> [Dataset extract]:

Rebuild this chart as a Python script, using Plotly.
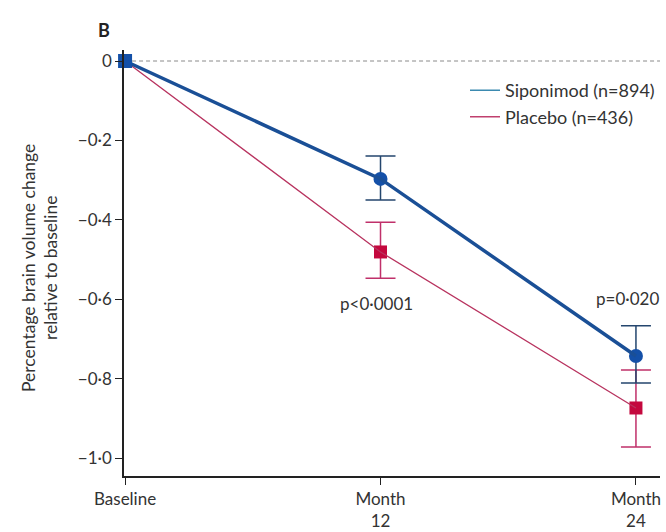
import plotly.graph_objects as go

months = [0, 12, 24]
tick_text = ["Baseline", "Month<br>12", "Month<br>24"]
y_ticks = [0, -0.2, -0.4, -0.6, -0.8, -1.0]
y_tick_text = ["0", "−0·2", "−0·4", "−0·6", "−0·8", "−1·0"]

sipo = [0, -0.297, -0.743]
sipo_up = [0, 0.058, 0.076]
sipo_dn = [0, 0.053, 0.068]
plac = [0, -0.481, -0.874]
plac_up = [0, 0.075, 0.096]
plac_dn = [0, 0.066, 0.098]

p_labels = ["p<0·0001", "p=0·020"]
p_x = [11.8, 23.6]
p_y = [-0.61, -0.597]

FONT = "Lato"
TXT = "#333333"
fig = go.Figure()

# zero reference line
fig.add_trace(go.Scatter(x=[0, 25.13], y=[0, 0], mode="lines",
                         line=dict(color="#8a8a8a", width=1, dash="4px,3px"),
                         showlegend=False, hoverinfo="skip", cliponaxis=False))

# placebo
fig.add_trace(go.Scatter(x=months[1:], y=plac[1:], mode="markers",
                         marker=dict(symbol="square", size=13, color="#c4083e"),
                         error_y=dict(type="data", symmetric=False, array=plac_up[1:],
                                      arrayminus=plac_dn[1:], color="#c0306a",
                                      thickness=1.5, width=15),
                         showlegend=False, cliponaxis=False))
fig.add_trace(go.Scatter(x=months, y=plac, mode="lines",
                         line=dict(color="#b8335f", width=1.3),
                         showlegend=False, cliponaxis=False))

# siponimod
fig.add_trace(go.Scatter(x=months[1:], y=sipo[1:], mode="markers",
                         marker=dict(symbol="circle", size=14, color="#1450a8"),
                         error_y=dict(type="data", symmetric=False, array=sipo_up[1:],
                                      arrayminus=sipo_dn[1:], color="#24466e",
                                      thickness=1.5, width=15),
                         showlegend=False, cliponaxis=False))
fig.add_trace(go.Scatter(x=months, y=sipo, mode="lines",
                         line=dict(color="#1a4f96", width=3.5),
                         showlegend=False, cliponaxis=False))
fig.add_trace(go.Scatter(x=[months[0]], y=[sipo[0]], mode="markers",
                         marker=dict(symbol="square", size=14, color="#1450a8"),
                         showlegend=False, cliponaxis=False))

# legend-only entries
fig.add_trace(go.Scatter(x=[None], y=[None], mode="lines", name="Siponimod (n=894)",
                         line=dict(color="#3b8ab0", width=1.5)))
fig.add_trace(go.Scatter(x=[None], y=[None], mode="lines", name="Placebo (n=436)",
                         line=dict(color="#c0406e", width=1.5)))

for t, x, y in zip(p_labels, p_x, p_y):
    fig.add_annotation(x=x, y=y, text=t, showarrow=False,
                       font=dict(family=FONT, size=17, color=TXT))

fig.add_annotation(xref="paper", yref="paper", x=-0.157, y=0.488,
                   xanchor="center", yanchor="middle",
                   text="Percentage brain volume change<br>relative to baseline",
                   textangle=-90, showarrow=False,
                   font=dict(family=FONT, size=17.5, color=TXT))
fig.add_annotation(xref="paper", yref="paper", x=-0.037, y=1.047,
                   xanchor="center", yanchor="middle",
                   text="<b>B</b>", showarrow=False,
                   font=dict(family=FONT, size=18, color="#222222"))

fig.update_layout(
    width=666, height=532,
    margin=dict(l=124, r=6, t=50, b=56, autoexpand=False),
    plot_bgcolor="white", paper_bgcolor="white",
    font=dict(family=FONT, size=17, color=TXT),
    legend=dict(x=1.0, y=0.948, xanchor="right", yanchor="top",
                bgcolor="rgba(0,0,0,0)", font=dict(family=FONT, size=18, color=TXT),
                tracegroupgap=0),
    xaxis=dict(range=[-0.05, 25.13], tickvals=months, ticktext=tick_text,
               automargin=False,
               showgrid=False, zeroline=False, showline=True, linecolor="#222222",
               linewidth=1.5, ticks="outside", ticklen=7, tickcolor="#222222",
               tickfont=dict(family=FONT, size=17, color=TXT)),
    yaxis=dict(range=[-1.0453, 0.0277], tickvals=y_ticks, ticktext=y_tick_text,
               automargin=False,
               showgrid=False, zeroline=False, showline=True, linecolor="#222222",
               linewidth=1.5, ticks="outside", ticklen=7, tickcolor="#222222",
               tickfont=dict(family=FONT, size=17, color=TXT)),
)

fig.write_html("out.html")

> [What the task requires]:
Print the complete listing exactly, apart from any pictures.

> [Response to this exercise]:
Rebuild this chart as a Python script, using Plotly.
import plotly.graph_objects as go

months = [0, 12, 24]
tick_text = ["Baseline", "Month<br>12", "Month<br>24"]
y_ticks = [0, -0.2, -0.4, -0.6, -0.8, -1.0]
y_tick_text = ["0", "−0·2", "−0·4", "−0·6", "−0·8", "−1·0"]

sipo = [0, -0.297, -0.743]
sipo_up = [0, 0.058, 0.076]
sipo_dn = [0, 0.053, 0.068]
plac = [0, -0.481, -0.874]
plac_up = [0, 0.075, 0.096]
plac_dn = [0, 0.066, 0.098]

p_labels = ["p<0·0001", "p=0·020"]
p_x = [11.8, 23.6]
p_y = [-0.61, -0.597]

FONT = "Lato"
TXT = "#333333"
fig = go.Figure()

# zero reference line
fig.add_trace(go.Scatter(x=[0, 25.13], y=[0, 0], mode="lines",
                         line=dict(color="#8a8a8a", width=1, dash="4px,3px"),
                         showlegend=False, hoverinfo="skip", cliponaxis=False))

# placebo
fig.add_trace(go.Scatter(x=months[1:], y=plac[1:], mode="markers",
                         marker=dict(symbol="square", size=13, color="#c4083e"),
                         error_y=dict(type="data", symmetric=False, array=plac_up[1:],
                                      arrayminus=plac_dn[1:], color="#c0306a",
                                      thickness=1.5, width=15),
                         showlegend=False, cliponaxis=False))
fig.add_trace(go.Scatter(x=months, y=plac, mode="lines",
                         line=dict(color="#b8335f", width=1.3),
                         showlegend=False, cliponaxis=False))

# siponimod
fig.add_trace(go.Scatter(x=months[1:], y=sipo[1:], mode="markers",
                         marker=dict(symbol="circle", size=14, color="#1450a8"),
                         error_y=dict(type="data", symmetric=False, array=sipo_up[1:],
                                      arrayminus=sipo_dn[1:], color="#24466e",
                                      thickness=1.5, width=15),
                         showlegend=False, cliponaxis=False))
fig.add_trace(go.Scatter(x=months, y=sipo, mode="lines",
                         line=dict(color="#1a4f96", width=3.5),
                         showlegend=False, cliponaxis=False))
fig.add_trace(go.Scatter(x=[months[0]], y=[sipo[0]], mode="markers",
                         marker=dict(symbol="square", size=14, color="#1450a8"),
                         showlegend=False, cliponaxis=False))

# legend-only entries
fig.add_trace(go.Scatter(x=[None], y=[None], mode="lines", name="Siponimod (n=894)",
                         line=dict(color="#3b8ab0", width=1.5)))
fig.add_trace(go.Scatter(x=[None], y=[None], mode="lines", name="Placebo (n=436)",
                         line=dict(color="#c0406e", width=1.5)))

for t, x, y in zip(p_labels, p_x, p_y):
    fig.add_annotation(x=x, y=y, text=t, showarrow=False,
                       font=dict(family=FONT, size=17, color=TXT))

fig.add_annotation(xref="paper", yref="paper", x=-0.157, y=0.488,
                   xanchor="center", yanchor="middle",
                   text="Percentage brain volume change<br>relative to baseline",
                   textangle=-90, showarrow=False,
                   font=dict(family=FONT, size=17.5, color=TXT))
fig.add_annotation(xref="paper", yref="paper", x=-0.037, y=1.047,
                   xanchor="center", yanchor="middle",
                   text="<b>B</b>", showarrow=False,
                   font=dict(family=FONT, size=18, color="#222222"))

fig.update_layout(
    width=666, height=532,
    margin=dict(l=124, r=6, t=50, b=56, autoexpand=False),
    plot_bgcolor="white", paper_bgcolor="white",
    font=dict(family=FONT, size=17, color=TXT),
    legend=dict(x=1.0, y=0.948, xanchor="right", yanchor="top",
                bgcolor="rgba(0,0,0,0)", font=dict(family=FONT, size=18, color=TXT),
                tracegroupgap=0),
    xaxis=dict(range=[-0.05, 25.13], tickvals=months, ticktext=tick_text,
               automargin=False,
               showgrid=False, zeroline=False, showline=True, linecolor="#222222",
               linewidth=1.5, ticks="outside", ticklen=7, tickcolor="#222222",
               tickfont=dict(family=FONT, size=17, color=TXT)),
    yaxis=dict(range=[-1.0453, 0.0277], tickvals=y_ticks, ticktext=y_tick_text,
               automargin=False,
               showgrid=False, zeroline=False, showline=True, linecolor="#222222",
               linewidth=1.5, ticks="outside", ticklen=7, tickcolor="#222222",
               tickfont=dict(family=FONT, size=17, color=TXT)),
)

fig.write_html("out.html")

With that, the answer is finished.